• _Problem_
Copy everything in the data below exactly except the pictures.
===== Stored data =====
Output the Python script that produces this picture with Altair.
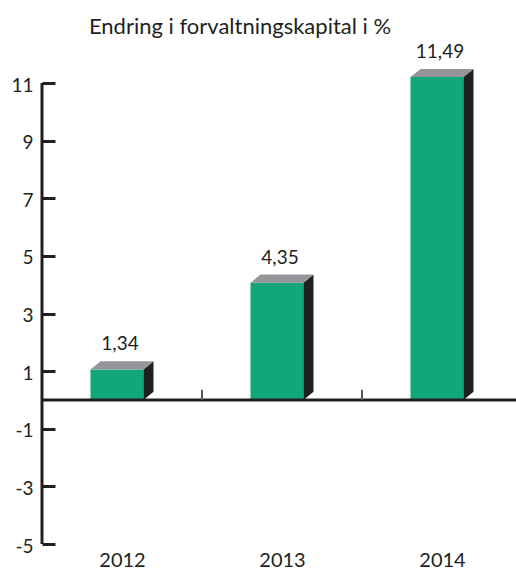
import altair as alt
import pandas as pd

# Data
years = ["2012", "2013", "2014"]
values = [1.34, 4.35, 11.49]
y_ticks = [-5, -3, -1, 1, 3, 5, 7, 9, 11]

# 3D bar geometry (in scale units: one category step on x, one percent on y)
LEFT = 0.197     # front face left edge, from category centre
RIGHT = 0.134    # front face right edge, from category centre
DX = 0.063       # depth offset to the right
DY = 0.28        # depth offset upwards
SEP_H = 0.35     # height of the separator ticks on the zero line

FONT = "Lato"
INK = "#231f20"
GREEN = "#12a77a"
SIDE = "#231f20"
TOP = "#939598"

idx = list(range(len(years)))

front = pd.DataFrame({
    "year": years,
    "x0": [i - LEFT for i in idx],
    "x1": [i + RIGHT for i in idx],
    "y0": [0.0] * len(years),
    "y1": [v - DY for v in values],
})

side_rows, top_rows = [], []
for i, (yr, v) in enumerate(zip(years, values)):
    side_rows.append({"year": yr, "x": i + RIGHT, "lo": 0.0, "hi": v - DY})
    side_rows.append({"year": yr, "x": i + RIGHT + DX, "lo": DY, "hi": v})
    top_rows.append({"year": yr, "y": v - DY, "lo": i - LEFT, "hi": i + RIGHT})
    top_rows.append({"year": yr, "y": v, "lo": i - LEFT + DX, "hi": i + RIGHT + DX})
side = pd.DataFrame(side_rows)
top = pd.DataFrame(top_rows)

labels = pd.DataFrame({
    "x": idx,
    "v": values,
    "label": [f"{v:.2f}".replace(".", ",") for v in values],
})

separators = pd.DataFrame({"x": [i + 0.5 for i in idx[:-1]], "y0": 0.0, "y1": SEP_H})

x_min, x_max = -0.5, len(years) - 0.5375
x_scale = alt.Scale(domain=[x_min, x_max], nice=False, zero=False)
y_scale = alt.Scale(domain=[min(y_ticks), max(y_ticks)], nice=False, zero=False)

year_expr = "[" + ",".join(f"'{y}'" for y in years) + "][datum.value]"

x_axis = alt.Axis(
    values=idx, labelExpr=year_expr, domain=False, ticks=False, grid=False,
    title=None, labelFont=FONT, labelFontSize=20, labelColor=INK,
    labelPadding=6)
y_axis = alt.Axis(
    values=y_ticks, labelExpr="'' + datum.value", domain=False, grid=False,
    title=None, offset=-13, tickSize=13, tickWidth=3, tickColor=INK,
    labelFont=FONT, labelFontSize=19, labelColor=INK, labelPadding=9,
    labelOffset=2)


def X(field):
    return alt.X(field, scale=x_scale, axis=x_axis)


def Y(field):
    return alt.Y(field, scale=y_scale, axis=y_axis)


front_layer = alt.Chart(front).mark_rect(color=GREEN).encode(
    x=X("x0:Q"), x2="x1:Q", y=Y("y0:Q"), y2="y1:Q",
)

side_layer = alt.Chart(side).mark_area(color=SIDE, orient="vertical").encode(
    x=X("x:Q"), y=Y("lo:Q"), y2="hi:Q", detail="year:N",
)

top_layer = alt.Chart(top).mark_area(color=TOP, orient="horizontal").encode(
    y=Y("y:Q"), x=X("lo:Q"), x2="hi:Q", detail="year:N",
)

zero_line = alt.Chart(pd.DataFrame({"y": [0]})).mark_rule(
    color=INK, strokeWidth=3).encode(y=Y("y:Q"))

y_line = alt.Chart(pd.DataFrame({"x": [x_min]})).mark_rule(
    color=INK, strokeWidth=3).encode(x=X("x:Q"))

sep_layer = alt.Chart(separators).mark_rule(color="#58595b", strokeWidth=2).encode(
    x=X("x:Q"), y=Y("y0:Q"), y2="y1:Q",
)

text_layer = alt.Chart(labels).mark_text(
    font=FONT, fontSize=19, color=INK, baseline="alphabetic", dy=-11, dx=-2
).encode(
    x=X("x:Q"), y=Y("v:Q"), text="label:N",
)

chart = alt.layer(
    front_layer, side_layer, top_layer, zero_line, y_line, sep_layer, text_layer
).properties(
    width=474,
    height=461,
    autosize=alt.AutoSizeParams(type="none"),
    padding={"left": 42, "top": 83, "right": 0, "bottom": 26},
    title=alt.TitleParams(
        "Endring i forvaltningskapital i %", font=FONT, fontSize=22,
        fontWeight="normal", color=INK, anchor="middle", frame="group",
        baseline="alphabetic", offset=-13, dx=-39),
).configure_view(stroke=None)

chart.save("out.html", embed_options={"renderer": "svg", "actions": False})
=====
• _Task result_
Output the Python script that produces this picture with Altair.
import altair as alt
import pandas as pd

# Data
years = ["2012", "2013", "2014"]
values = [1.34, 4.35, 11.49]
y_ticks = [-5, -3, -1, 1, 3, 5, 7, 9, 11]

# 3D bar geometry (in scale units: one category step on x, one percent on y)
LEFT = 0.197     # front face left edge, from category centre
RIGHT = 0.134    # front face right edge, from category centre
DX = 0.063       # depth offset to the right
DY = 0.28        # depth offset upwards
SEP_H = 0.35     # height of the separator ticks on the zero line

FONT = "Lato"
INK = "#231f20"
GREEN = "#12a77a"
SIDE = "#231f20"
TOP = "#939598"

idx = list(range(len(years)))

front = pd.DataFrame({
    "year": years,
    "x0": [i - LEFT for i in idx],
    "x1": [i + RIGHT for i in idx],
    "y0": [0.0] * len(years),
    "y1": [v - DY for v in values],
})

side_rows, top_rows = [], []
for i, (yr, v) in enumerate(zip(years, values)):
    side_rows.append({"year": yr, "x": i + RIGHT, "lo": 0.0, "hi": v - DY})
    side_rows.append({"year": yr, "x": i + RIGHT + DX, "lo": DY, "hi": v})
    top_rows.append({"year": yr, "y": v - DY, "lo": i - LEFT, "hi": i + RIGHT})
    top_rows.append({"year": yr, "y": v, "lo": i - LEFT + DX, "hi": i + RIGHT + DX})
side = pd.DataFrame(side_rows)
top = pd.DataFrame(top_rows)

labels = pd.DataFrame({
    "x": idx,
    "v": values,
    "label": [f"{v:.2f}".replace(".", ",") for v in values],
})

separators = pd.DataFrame({"x": [i + 0.5 for i in idx[:-1]], "y0": 0.0, "y1": SEP_H})

x_min, x_max = -0.5, len(years) - 0.5375
x_scale = alt.Scale(domain=[x_min, x_max], nice=False, zero=False)
y_scale = alt.Scale(domain=[min(y_ticks), max(y_ticks)], nice=False, zero=False)

year_expr = "[" + ",".join(f"'{y}'" for y in years) + "][datum.value]"

x_axis = alt.Axis(
    values=idx, labelExpr=year_expr, domain=False, ticks=False, grid=False,
    title=None, labelFont=FONT, labelFontSize=20, labelColor=INK,
    labelPadding=6)
y_axis = alt.Axis(
    values=y_ticks, labelExpr="'' + datum.value", domain=False, grid=False,
    title=None, offset=-13, tickSize=13, tickWidth=3, tickColor=INK,
    labelFont=FONT, labelFontSize=19, labelColor=INK, labelPadding=9,
    labelOffset=2)


def X(field):
    return alt.X(field, scale=x_scale, axis=x_axis)


def Y(field):
    return alt.Y(field, scale=y_scale, axis=y_axis)


front_layer = alt.Chart(front).mark_rect(color=GREEN).encode(
    x=X("x0:Q"), x2="x1:Q", y=Y("y0:Q"), y2="y1:Q",
)

side_layer = alt.Chart(side).mark_area(color=SIDE, orient="vertical").encode(
    x=X("x:Q"), y=Y("lo:Q"), y2="hi:Q", detail="year:N",
)

top_layer = alt.Chart(top).mark_area(color=TOP, orient="horizontal").encode(
    y=Y("y:Q"), x=X("lo:Q"), x2="hi:Q", detail="year:N",
)

zero_line = alt.Chart(pd.DataFrame({"y": [0]})).mark_rule(
    color=INK, strokeWidth=3).encode(y=Y("y:Q"))

y_line = alt.Chart(pd.DataFrame({"x": [x_min]})).mark_rule(
    color=INK, strokeWidth=3).encode(x=X("x:Q"))

sep_layer = alt.Chart(separators).mark_rule(color="#58595b", strokeWidth=2).encode(
    x=X("x:Q"), y=Y("y0:Q"), y2="y1:Q",
)

text_layer = alt.Chart(labels).mark_text(
    font=FONT, fontSize=19, color=INK, baseline="alphabetic", dy=-11, dx=-2
).encode(
    x=X("x:Q"), y=Y("v:Q"), text="label:N",
)

chart = alt.layer(
    front_layer, side_layer, top_layer, zero_line, y_line, sep_layer, text_layer
).properties(
    width=474,
    height=461,
    autosize=alt.AutoSizeParams(type="none"),
    padding={"left": 42, "top": 83, "right": 0, "bottom": 26},
    title=alt.TitleParams(
        "Endring i forvaltningskapital i %", font=FONT, fontSize=22,
        fontWeight="normal", color=INK, anchor="middle", frame="group",
        baseline="alphabetic", offset=-13, dx=-39),
).configure_view(stroke=None)

chart.save("out.html", embed_options={"renderer": "svg", "actions": False})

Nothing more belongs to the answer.